Mastra « pétrin »en provençal et est-languedocien, l’étymologie est comme pour mats, mèit et français maie un mot d’origine grecque : μακτρα « pétrin ».
La première attestation date de 1351 à Maguelone dans l’Hérault. Le FEW donne sa source « ARom3, 371 ». J’ai voulu vérifier, ce que je ne fais pas toujours parce que cela m’occuperait des journées entières. J’ai « googlé « Archivum romanicum 3 » et en effet en 3e position je le trouve. Un certain Gulio Bertoni a dépouillé le livre de A. Germain, Maguelone sous ses évêques et ses chanoines. Montpellier, 1869. Aux pp.219-288 se trouvent les Statuts de l’Eglise de Maguelone.

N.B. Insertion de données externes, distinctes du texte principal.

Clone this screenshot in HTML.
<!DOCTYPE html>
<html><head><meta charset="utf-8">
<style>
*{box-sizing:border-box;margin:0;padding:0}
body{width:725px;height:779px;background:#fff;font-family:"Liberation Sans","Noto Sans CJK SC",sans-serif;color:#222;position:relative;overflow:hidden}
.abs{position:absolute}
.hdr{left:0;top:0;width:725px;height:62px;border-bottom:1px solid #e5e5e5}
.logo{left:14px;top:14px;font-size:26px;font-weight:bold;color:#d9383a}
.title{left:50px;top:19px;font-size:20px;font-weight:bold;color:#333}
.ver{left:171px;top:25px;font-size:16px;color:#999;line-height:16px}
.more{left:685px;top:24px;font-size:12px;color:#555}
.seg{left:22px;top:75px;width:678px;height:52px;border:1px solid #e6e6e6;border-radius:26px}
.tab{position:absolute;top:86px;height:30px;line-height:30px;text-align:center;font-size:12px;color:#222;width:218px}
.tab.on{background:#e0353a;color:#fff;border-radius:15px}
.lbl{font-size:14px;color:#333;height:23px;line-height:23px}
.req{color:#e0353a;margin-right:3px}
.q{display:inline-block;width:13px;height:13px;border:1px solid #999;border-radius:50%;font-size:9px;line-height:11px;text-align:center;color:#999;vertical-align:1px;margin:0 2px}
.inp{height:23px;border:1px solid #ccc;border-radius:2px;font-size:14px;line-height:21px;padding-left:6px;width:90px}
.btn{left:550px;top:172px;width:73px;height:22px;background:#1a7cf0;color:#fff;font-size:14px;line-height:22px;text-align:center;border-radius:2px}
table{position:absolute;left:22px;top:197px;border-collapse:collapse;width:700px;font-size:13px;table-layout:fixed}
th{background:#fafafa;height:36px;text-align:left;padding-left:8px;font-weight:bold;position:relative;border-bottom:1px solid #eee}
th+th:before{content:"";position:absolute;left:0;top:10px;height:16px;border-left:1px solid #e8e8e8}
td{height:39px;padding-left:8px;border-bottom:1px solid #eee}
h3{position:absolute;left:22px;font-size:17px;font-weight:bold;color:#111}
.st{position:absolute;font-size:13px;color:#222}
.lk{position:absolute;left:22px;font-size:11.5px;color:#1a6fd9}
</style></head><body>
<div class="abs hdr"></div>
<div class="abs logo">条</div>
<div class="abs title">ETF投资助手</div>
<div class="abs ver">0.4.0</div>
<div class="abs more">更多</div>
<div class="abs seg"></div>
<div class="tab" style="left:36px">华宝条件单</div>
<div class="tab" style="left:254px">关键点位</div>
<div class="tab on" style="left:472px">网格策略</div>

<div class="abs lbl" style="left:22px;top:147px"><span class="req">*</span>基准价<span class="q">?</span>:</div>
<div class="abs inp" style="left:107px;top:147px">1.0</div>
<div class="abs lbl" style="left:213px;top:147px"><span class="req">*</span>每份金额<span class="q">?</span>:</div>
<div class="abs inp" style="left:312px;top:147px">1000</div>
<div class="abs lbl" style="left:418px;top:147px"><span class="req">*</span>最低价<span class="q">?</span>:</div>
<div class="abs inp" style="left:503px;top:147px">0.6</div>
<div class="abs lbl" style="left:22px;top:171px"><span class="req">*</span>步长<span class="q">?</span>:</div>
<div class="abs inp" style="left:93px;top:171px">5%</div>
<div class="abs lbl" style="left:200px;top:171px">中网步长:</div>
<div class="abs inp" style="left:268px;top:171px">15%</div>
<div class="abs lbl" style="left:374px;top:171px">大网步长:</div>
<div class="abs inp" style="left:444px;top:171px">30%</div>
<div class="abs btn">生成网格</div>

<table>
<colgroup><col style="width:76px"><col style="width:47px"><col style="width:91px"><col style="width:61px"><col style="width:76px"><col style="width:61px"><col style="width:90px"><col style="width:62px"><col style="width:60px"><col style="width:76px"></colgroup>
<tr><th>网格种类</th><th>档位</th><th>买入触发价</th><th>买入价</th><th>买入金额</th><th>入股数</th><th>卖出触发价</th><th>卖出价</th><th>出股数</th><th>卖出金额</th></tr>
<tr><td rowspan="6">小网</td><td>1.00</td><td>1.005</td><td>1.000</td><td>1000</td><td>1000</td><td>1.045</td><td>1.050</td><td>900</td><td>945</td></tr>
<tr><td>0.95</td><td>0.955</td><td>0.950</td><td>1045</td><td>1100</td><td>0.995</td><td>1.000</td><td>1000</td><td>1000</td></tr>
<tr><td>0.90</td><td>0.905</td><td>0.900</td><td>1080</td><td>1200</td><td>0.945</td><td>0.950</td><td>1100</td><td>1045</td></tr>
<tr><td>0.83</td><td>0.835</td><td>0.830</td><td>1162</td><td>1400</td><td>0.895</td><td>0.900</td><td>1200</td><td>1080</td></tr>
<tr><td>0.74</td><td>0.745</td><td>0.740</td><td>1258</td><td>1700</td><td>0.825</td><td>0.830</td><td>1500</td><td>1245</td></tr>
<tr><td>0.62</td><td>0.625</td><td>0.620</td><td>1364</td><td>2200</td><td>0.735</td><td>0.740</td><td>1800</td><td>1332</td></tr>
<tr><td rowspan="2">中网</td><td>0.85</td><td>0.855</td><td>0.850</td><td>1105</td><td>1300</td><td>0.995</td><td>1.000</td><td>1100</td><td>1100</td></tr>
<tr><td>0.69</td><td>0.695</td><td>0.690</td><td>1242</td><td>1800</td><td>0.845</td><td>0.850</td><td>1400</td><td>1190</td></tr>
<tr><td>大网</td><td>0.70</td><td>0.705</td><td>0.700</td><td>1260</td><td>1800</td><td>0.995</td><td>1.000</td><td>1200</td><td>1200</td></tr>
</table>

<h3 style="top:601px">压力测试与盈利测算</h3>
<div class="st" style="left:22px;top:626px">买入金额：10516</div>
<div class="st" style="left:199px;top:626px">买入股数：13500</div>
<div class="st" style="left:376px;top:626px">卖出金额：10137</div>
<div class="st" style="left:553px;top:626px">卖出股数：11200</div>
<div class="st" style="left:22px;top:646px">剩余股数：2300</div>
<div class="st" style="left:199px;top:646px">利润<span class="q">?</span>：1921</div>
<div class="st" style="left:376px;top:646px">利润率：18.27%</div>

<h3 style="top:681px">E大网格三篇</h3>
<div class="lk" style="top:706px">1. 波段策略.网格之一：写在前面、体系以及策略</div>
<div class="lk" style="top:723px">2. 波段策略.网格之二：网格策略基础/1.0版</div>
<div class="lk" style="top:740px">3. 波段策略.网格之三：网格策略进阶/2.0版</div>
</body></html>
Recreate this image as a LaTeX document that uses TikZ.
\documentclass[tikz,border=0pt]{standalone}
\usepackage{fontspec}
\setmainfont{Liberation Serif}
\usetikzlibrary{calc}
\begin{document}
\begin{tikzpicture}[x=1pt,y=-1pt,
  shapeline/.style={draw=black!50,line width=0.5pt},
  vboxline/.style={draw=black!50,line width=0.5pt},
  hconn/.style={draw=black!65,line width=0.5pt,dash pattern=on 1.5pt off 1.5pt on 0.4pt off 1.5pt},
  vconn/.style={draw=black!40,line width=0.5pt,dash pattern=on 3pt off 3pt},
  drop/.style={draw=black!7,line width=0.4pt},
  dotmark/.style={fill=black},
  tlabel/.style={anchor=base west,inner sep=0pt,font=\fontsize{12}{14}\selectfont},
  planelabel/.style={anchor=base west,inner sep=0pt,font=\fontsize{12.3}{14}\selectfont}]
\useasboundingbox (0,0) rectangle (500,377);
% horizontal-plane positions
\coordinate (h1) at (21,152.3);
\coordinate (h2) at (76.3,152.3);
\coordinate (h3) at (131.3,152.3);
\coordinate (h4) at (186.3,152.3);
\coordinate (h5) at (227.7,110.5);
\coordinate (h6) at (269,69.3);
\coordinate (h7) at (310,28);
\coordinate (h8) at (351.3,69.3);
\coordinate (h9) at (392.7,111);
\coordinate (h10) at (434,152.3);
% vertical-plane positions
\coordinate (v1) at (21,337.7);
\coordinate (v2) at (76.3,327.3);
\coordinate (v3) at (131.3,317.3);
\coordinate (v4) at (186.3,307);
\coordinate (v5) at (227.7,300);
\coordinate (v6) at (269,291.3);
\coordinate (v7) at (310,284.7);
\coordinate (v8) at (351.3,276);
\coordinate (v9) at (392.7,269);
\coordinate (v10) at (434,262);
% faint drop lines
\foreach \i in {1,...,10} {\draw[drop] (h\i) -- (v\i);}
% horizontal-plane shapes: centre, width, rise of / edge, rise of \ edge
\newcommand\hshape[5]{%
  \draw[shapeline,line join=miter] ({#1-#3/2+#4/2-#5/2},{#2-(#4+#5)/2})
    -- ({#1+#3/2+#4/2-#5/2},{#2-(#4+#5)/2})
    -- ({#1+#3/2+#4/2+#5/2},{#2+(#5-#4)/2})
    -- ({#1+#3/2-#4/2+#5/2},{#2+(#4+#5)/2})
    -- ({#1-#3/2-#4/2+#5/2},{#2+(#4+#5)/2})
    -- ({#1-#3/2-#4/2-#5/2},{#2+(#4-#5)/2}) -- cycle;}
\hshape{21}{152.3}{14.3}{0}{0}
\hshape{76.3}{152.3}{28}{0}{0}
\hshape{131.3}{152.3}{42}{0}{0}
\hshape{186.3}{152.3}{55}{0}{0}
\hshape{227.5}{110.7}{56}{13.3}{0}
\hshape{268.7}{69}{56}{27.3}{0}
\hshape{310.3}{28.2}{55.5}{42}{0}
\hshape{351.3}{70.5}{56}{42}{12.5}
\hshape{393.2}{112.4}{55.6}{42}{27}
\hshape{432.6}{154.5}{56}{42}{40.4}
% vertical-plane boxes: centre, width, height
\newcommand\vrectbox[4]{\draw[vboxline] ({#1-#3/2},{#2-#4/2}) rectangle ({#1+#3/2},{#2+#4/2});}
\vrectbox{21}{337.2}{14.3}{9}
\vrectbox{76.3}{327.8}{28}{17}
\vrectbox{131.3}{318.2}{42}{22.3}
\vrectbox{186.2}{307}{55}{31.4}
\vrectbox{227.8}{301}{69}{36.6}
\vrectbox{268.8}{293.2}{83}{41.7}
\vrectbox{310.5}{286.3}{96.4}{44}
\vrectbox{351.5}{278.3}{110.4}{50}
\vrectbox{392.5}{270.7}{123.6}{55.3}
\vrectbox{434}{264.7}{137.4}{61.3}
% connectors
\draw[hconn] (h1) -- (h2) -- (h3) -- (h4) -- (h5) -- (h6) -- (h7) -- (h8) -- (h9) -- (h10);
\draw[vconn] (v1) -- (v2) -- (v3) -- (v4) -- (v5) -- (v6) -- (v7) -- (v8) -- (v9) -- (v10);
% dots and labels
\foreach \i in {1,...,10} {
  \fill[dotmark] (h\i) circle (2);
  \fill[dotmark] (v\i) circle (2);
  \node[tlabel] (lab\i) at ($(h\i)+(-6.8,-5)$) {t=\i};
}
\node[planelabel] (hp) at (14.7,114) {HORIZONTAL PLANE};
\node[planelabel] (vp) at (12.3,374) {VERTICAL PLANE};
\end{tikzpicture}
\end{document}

Dans ces statuts il y a de nombreux mots occitans mélangés au latin. Si cela vous intéresse, suivez ce lien . A la page 271 du livre de Germain est noté notre mastra: Extrahere pastam de mastras
Quand je vois cela, je me rends compte du travail de moine que von Wartburg a dû faire pour le FEW et la chance que nous avons de disposer d’Internet.
Pratiquement toutes les attestations actuelles de mastra viennent du domaine provençal, plus une de St-André de Valborgne (Gard), mais l’attestation de Maguelone prouve qu’autrefois cette zone était plus étendue.
Les signifcations secondaires restent proches du sens « pétrin ». Dans la Drôme mastro « huche de cuisine, armoire, auge à porcs », à Allos (près de Barcelonnette) « caisse dans laquelle on échaude les cochons » 1. A Nice une mastra est aussi un « gros derrière ». La mastro ou la grande mastro est un terme du jeu de la pierrette, qui consiste à lancer des cailloux en l’air pour les recevoir dans le creux ou sur le dos de la main ». 2
L’étymologie μακτρα > mastra pose un problème phonétique. La suite –κτ- n’aboutit pas régulièrement à –st-. Dans le sud de lItalie, la Magna Graecia, où le grec était la langue courante, la suite –κτ- a abouti régulièrement à –tt-. Cette forme mattra « pétrin » est toujours vivante dans le sud de l’Italie et a conquis du terrain jusqu’en Toscane. Dans le nord de l’Italie par contre , de Venise jusqu’au Piemont, est attestée la forme mastra, qui doit venir d’une forme grecque régionale *μακξτρα avec un –xsi-. Ce changement n’est pas un cas isolé. L’explication de la différence entre la forme du sud mattra et celle du nord mastra se trouve dans l’histoire politique. Beaucoup de dialectalismes grecs ont été adoptés dans le nord de l’Italie pendant la période de l’Exarchat. Dans Wikipedia je trouve ceci
L’exarchat est une organisation de certains territoires périphériques de l’empire byzantin, mise en place au VIe siècle pour faire face à la menace d’envahisseurs. L’exarchat est dirigé par un « exarque » qui concentre les pouvoirs civils et militaires. Cette organisation visait à réagir de façon optimale aux dangers menaçant l’empire dans ses régions périphériques, sans avoir à attendre les ordres venus de Constantinople. Ils bénéficiaient d’un plus grand degré d’indépendance que les autres gouverneurs provinciaux….Seuls deux exarchats furent constitués, à Ravenne contre l’invasion des Lombards
C’est l’Exarchat de Ravenne qui nous intéresse.
La forme provençale mastra s’explique donc par l’influence des parlers du nord de l’Italie, le piémontais et le ligure.
Ce n’est pas uniquement dans la langue que le grec byzantin a eu une influence à Ravenna. Voir ci-dessous une mosaïque du Palais.
Détail d’une mosaïque faite dans un atelier italo-byzantin à Ravenna, achevée en 526 après JC par le «Maître de Saint-Apollinaire». Après la défaite de Théodoric, les mosaïques murales dans le Palais et la cathédrale ont été refaits par les Byzantins pour enlever des éléments gothiques. Les chiffres dans cette mosaïque ont été remplacés par des rideaux, probablement en raison du manque de temps. Plusieurs vestiges des premiers travaux sont visibles, comme une partie d’un bras sur le troisième pilier de la gauche.
L’étymologie peut mener très, très loin! De Maguelone à Istambul par exemple.